At Intel Architecture Day, the company unveiled what it is calling its biggest shifts in Intel architectures in a generation.
Raja Koduri, senior vice-president and GM: accelerated computing systems and graphics group, discusses highlights of the announcements.
Efficient-core
A highly scalable x86 microarchitecture for addressing compute requirements across the entire spectrum of our customer’s needs, from low-power mobile applications to many-core microservices.
Compared with Skylake, Intel’s most prolific CPU microarchitecture, the Efficient-core delivers 40% more single-threaded performance at the same power, or the same performance while consuming less than 40% of the power.
For throughput performance, four Efficient-cores deliver 80% more performance while still consuming less power than two Skylake cores running four threads or the same throughput performance while consuming 80% less power.
Performance-core
This x86 core is not only the highest performing CPU core Intel has ever built, but it also delivers a step function in CPU architecture performance that will drive the next decade of compute.
It was designed as a wider, deeper and smarter architecture to expose more parallelism, increase execution parallelism, reduce latency and increase general purpose performance.
It also helps support large data and large code footprint applications. Performance-core provides a Geomean improvement of about 19%, across a wide range of workloads over our current 11th Gen Intel Core architecture (Cypress Cove core) at the same frequency.

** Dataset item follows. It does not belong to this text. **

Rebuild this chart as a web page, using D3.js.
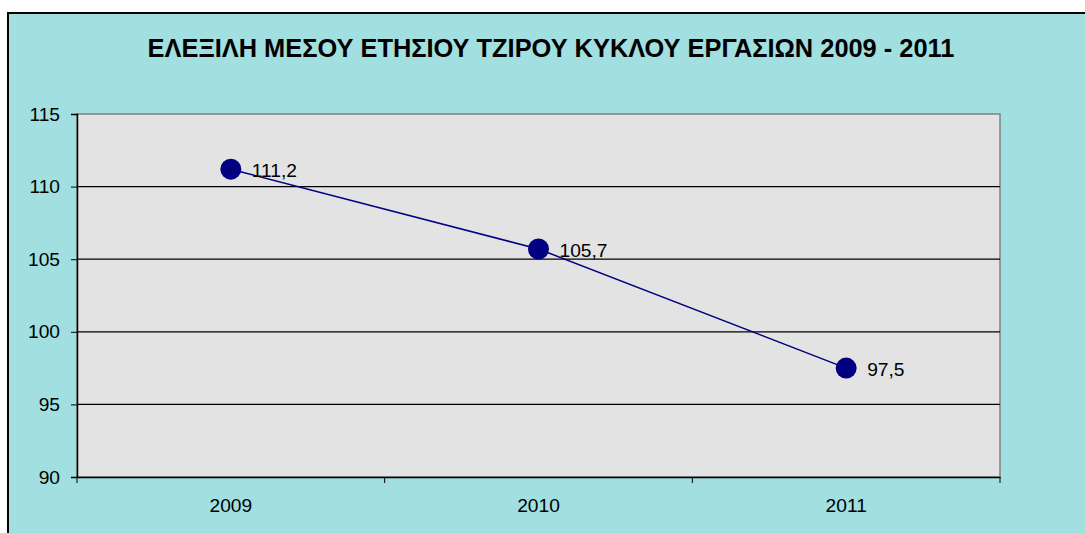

Targeted for data center processors and for the evolving trends in machine learning, Performance-core brings dedicated hardware, including Intel’s new Advanced Matrix Extensions (AMX), to perform matrix multiplication operations for an order of magnitude performance – a nearly 8x increase in artificial intelligence acceleration.1 This is architected for software ease of use, leveraging the x86 programing model.
Intel Thread Director
Intel’s unique approach to scheduling was developed to ensure Efficient-cores and Performance-cores work seamlessly together, dynamically and intelligently assigning workloads from the start and optimising the system for maximum real-world performance and efficiency.
With intelligence built directly into the core, Intel Thread Director works seamlessly with the operating system to place the right thread on the right core at the right time.
Alder Lake
Re-inventing the multicore architecture, Alder Lake will be Intel’s first performance hybrid architecture with the new Intel Thread Director.
This is Intel’s most intelligent client system-on-chip (SoC) architecture, featuring a combination of Efficient-cores and Performance-cores, scaling from ultra-mobile to desktop, and leading the industry transition with multiple industry leading I/O and memory. Products based on Alder Lake will begin shipping this year.
Xe HPG and Alchemist SoC
A new discrete graphics microarchitecture is designed to scale to enthusiast-class performance for gaming and creation workloads.
The Xe HPG microarchitecture features a new Xe-core, a compute-focused programmable and scalable element, and full support for DirectX 12 Ultimate.
New matrix engines inside the Xe-cores (referred to as Xe Matrix eXtensions, XMX) accelerate artificial intelligence workloads such as XeSS, a novel upscaling technology that enables high-performance and high-fidelity gaming. Xe HPG-based Alchemist SoCs (formerly code-named DG2) will be coming to market in the first quarter of 2022 under the new Intel Arc brand.
Sapphire Rapids
Combining Intel’s Performance-cores with new accelerator engines, Sapphire Rapids sets the standard for next-generation data center processors. At the heart of Sapphire Rapids is a tiled, modular SoC architecture that delivers significant scalability while still maintaining the benefits of a monolithic CPU interface thanks to Intel’s EMIB multi-die interconnect packaging technology and advanced mesh architecture.
Infrastructure Processing Unit
Mount Evans is Intel’s first dedicated ASIC-based IPU, along with a new FPGA-based IPU reference platform, Oak Springs Canyon. With an Intel IPU-based architecture, cloud service providers (CSPs) can maximise data center revenue by offloading infrastructure tasks from CPUs to IPUs. Offloading infrastructure tasks to the IPU allows CSPs to rent 100% of their server CPUs to customers.
Xe HPC, Ponte Vecchio
The most complex SoC Intel has ever built and a great example of our IDM 2.0 strategy come to life, Ponte Vecchio takes advantage of several advanced semiconductor processes, our revolutionary EMIB technology, and our Foveros 3D packaging.
With this product, we are bringing to life our moon-shot project, the 100 billion-transistor device that delivers industry-leading FLOPs and compute density to accelerate artificial intelligence, high performance computing and advanced analytics workloads.
At Architecture Day, we showed that our early Ponte Vecchio silicon is already demonstrating leadership performance, setting an industry-record in both inference and training throughput on a popular AI benchmark.1 Our A0 silicon is already providing greater than 45 TFLOPS FP32 throughput, greater than 5TBps Memory Fabric bandwidth and greater than 2TBps connectivity bandwidth. Ponte Vecchio, as with our Xe architectures, will be enabled by oneAPI, our open, standards-based, cross-architecture and cross-vendor unified software stack.